A wave of selling pressure swept through the technology sector on October 16, dragging down some of the market's most influential names. The declines, while modest individually, collectively signaled a risk-off mood among investors facing persistent inflation concerns and the prospect of tighter monetary policy from the Federal Reserve.
NVIDIA led the retreat with a 1.1% drop, while Broadcom declined 1.7% as semiconductor stocks bore the brunt of the selling. The slide extended across the tech landscape, with Meta Platforms slipping 0.7%, Tesla shedding 0.5%, and Alphabet falling 0.7%. Microsoft and Amazon also lost ground, sliding 0.5% and 0.6% respectively.

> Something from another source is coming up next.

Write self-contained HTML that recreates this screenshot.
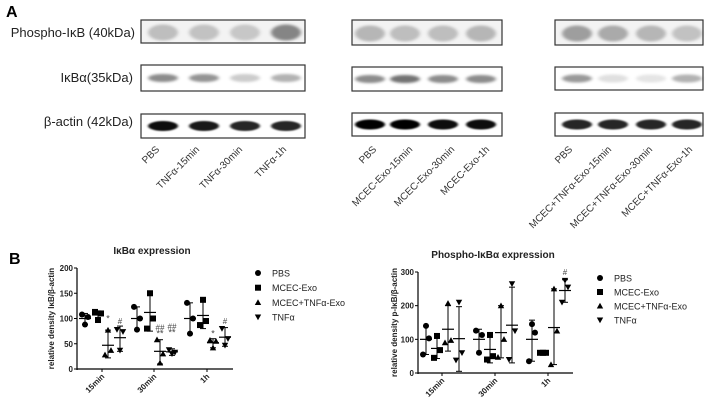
<!DOCTYPE html>
<html><head><meta charset="utf-8"><style>
html,body{margin:0;padding:0;background:#fff;}
svg{display:block;}
text{font-family:"Liberation Sans",sans-serif;}
</style></head><body>
<svg id="s" width="711" height="406" viewBox="0 0 711 406" xmlns="http://www.w3.org/2000/svg">
<defs>
<filter id="b1" x="-50%" y="-100%" width="200%" height="300%"><feGaussianBlur stdDeviation="1.8 1.4"/></filter>
<filter id="b2" x="-50%" y="-100%" width="200%" height="300%"><feGaussianBlur stdDeviation="1.2 0.9"/></filter>
</defs>
<rect width="711" height="406" fill="#fff"/>
<text x="6" y="17" font-size="16" font-weight="bold">A</text>
<text x="135" y="37" font-size="13" text-anchor="end" fill="#222">Phospho-IκB (40kDa)</text>
<text x="133" y="82" font-size="13" text-anchor="end" fill="#222">IκBα(35kDa)</text>
<text x="133" y="126" font-size="13" text-anchor="end" fill="#222">β-actin (42kDa)</text>
<g id="blots"></g>
<text x="9" y="264" font-size="16" font-weight="bold">B</text>
<g id="charts"></g>
</svg>
<script>
const NS="http://www.w3.org/2000/svg";
function el(p,t,a,txt){const e=document.createElementNS(NS,t);for(const k in a)e.setAttribute(k,a[k]);if(txt!==undefined)e.textContent=txt;p.appendChild(e);return e;}
const B=document.getElementById('blots');
const panels=[
 {x1:141,x2:305,rows:[[20,43],[65,91],[114,138]],lanes:[163,204,245,286],
  inten:[[0.22,0.2,0.18,0.45],[0.45,0.42,0.2,0.3],[0.95,0.9,0.85,0.85]],
  labels:["PBS","TNFα-15min","TNFα-30min","TNFα-1h"],ends:[160,200,243,287]},
 {x1:352,x2:502,rows:[[20,45],[67,91],[113,136]],lanes:[370,405,443,481],
  inten:[[0.25,0.22,0.22,0.25],[0.45,0.55,0.45,0.45],[1,1,0.95,0.95]],
  labels:["PBS","MCEC-Exo-15min","MCEC-Exo-30min","MCEC-Exo-1h"],ends:[377,413,455,490]},
 {x1:555,x2:703,rows:[[20,45],[67,90],[113,136]],lanes:[577,613,651,687],
  inten:[[0.35,0.3,0.25,0.2],[0.4,0.12,0.1,0.3],[0.85,0.85,0.85,0.85]],
  labels:["PBS","MCEC+TNFα-Exo-15min","MCEC+TNFα-Exo-30min","MCEC+TNFα-Exo-1h"],ends:[573,612,653,693]}
];
panels.forEach(p=>{
 p.rows.forEach((r,ri)=>{
  const cy=(r[0]+r[1])/2+(ri==0?1:0);
  if(ri==0) el(B,'rect',{x:p.x1,y:r[0],width:p.x2-p.x1,height:r[1]-r[0],fill:'#f3f3f3'});
  p.lanes.forEach((lx,li)=>{
   const a=p.inten[ri][li];
   const h=ri==0?8:(ri==1?4:5);
   el(B,'ellipse',{cx:lx,cy:cy,rx:15,ry:h,fill:'#000','fill-opacity':a,filter:ri==2?'url(#b2)':'url(#b1)'});
  });
  el(B,'rect',{x:p.x1,y:r[0],width:p.x2-p.x1,height:r[1]-r[0],fill:'none',stroke:'#333','stroke-width':1.2});
 });
 p.labels.forEach((l,i)=>{
  el(B,'text',{x:0,y:0,'font-size':10,'text-anchor':'end',fill:'#333',transform:`translate(${p.ends[i]},150) rotate(-45)`},l);
 });
});
const C=document.getElementById('charts');
function marker(g,type,x,y){
 const s=3.2;
 if(type==0) el(g,'circle',{cx:x,cy:y,r:3,fill:'#000'});
 else if(type==1) el(g,'rect',{x:x-3,y:y-3,width:6,height:6,fill:'#000'});
 else if(type==2) el(g,'polygon',{points:`${x},${y-s} ${x-s},${y+s*0.8} ${x+s},${y+s*0.8}`,fill:'#000'});
 else el(g,'polygon',{points:`${x},${y+s} ${x-s},${y-s*0.8} ${x+s},${y-s*0.8}`,fill:'#000'});
}
function chart(o){
 const g=el(C,'g',{});
 const Y=v=>o.y0-v*(o.y0-o.ytop)/o.ymax;
 el(g,'text',{x:o.tx,y:o.ty,'font-size':10,'font-weight':'bold','text-anchor':'middle',fill:'#222'},o.title);
 el(g,'line',{x1:o.ax,y1:o.ytop,x2:o.ax,y2:o.y0+1,stroke:'#000','stroke-width':1.2});
 el(g,'line',{x1:o.ax,y1:o.y0,x2:o.axEnd,y2:o.y0,stroke:'#000','stroke-width':1.2});
 o.yt.forEach(v=>{el(g,'line',{x1:o.ax-3,y1:Y(v),x2:o.ax,y2:Y(v),stroke:'#000'});
  el(g,'text',{x:o.ax-4,y:Y(v)+3,'font-size':8,'font-weight':'bold','text-anchor':'end',fill:'#222'},v);});
 el(g,'text',{x:0,y:0,'font-size':8,'font-weight':'bold','text-anchor':'middle',fill:'#222',transform:`translate(${o.ylx},${(o.ytop+o.y0)/2}) rotate(-90)`},o.ylab);
 o.ticks.forEach((t,i)=>{el(g,'line',{x1:t,y1:o.y0,x2:t,y2:o.y0+3,stroke:'#000'});
  el(g,'text',{x:0,y:0,'font-size':8,'font-weight':'bold','text-anchor':'end',fill:'#222',transform:`translate(${t+3},${o.y0+8}) rotate(-45)`},o.xl[i]);});
 o.data.forEach((grp,gi)=>{grp.forEach((d,si)=>{
  const x=o.ticks[gi]+o.off[si];
  el(g,'line',{x1:x,y1:Y(d.lo),x2:x,y2:Y(d.hi),stroke:'#000','stroke-width':1});
  el(g,'line',{x1:x-3,y1:Y(d.lo),x2:x+3,y2:Y(d.lo),stroke:'#000'});
  el(g,'line',{x1:x-3,y1:Y(d.hi),x2:x+3,y2:Y(d.hi),stroke:'#000'});
  el(g,'line',{x1:x-6,y1:Y(d.m),x2:x+6,y2:Y(d.m),stroke:'#000','stroke-width':1.2});
  d.p.forEach((v,k)=>marker(g,si,x+(k-1)*3,Y(v)));
  (d.a||[]).forEach(a=>el(g,'text',{x:x,y:Y(a[1])+3,'font-size':a[0][0]=='*'?9:8,'text-anchor':'middle',fill:'#444'},a[0]));
 });});
 const names=["PBS","MCEC-Exo","MCEC+TNFα-Exo","TNFα"];
 names.forEach((n,i)=>{marker(g,i,o.lx,o.ly+i*o.ldy);
  el(g,'text',{x:o.lx+14,y:o.ly+i*o.ldy+3.5,'font-size':9,fill:'#222'},n);});
}
const D=(m,lo,hi,p,a)=>({m,lo,hi,p,a});
chart({title:"IκBα expression",tx:152,ty:254,ax:77,axEnd:233,y0:369,ytop:268,ymax:200,yt:[0,50,100,150,200],
 ylx:54,ylab:"relative density IκB/β-actin",ticks:[102,154,207],xl:["15min","30min","1h"],off:[-17,-4,6,18],
 lx:258,ly:273,ldy:14.7,
 data:[[D(100,88,110,[108,88,103]),D(107,97,115,[113,97,110]),D(47,22,77,[28,77,37],[["*",100]]),D(62,35,85,[78,37,74],[["#",95]])],
 [D(100,78,123,[123,78,100]),D(112,75,150,[80,150,100]),D(35,10,58,[58,12,30],[["**",70],["##",82]]),D(34,27,40,[38,30,33],[["**",72],["##",84]])],
 [D(100,70,131,[131,70,100]),D(106,80,135,[87,137,95]),D(52,42,60,[57,42,55],[["*",70]]),D(63,45,82,[80,47,60],[["#",95]])]]});
chart({title:"Phospho-IκBα expression",tx:493,ty:258,ax:418,axEnd:573,y0:373,ytop:272,ymax:300,yt:[0,100,200,300],
 ylx:397,ylab:"relative density p-IκB/β-actin",ticks:[442,495,548],xl:["15min","30min","1h"],off:[-16,-5,6,17],
 lx:600,ly:278,ldy:14,
 data:[[D(100,55,140,[55,140,103]),D(73,43,110,[45,110,68]),D(130,65,200,[90,207,97]),D(102,5,197,[38,210,60])],
 [D(100,60,130,[126,60,113]),D(70,30,115,[40,113,50]),D(120,45,200,[47,200,100]),D(142,30,255,[40,265,125])],
 [D(100,35,157,[35,145,120]),D(60,57,63,[60,60,60]),D(135,25,250,[25,250,125]),D(245,210,277,[210,275,255],[["#",300]])]]});
</script>
</body></html>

The moves come amid heightened sensitivity to interest rate expectations, with recent economic data suggesting the Federal Reserve may maintain its restrictive stance for longer than some investors had hoped. "Growth stocks are particularly vulnerable to higher discount rates," said a portfolio manager who asked not to be named because they weren't authorized to speak publicly. "When the cost of capital rises, future earnings become less valuable today."
For chipmakers like NVIDIA and Broadcom, which have ridden a wave of enthusiasm around artificial intelligence, the decline represents a pause in what has been a remarkable run. NVIDIA's shares had recently traded at $183.16 as of October 10, down from recent highs but still reflecting massive gains year-to-date. The broader semiconductor sector has been a focal point for both bullish investors betting on AI adoption and bears concerned about valuation extremes.
Regulatory concerns continue to hang over the sector, with ongoing antitrust scrutiny in both the U.S. and Europe creating additional headwinds for large-cap tech names. Alphabet and Microsoft, in particular, face multiple regulatory challenges that could impact their core businesses.
Trading desks reported light but consistent selling throughout the session, with no single catalyst driving the moves but rather a combination of macroeconomic worries and profit-taking after recent gains. The technology-heavy Nasdaq Composite underperformed the broader market, extending a pattern of weakness that has emerged in recent weeks.
Company representatives from NVIDIA, Meta, and Alphabet did not immediately respond to requests for comment on the day's trading action. The declines were part of a broader market pullback that saw investors rotating out of growth-oriented sectors and into more defensive positions.
Correction: An earlier version of this article misstated the percentage decline for Tesla; it fell 0.5%, not 0.6%.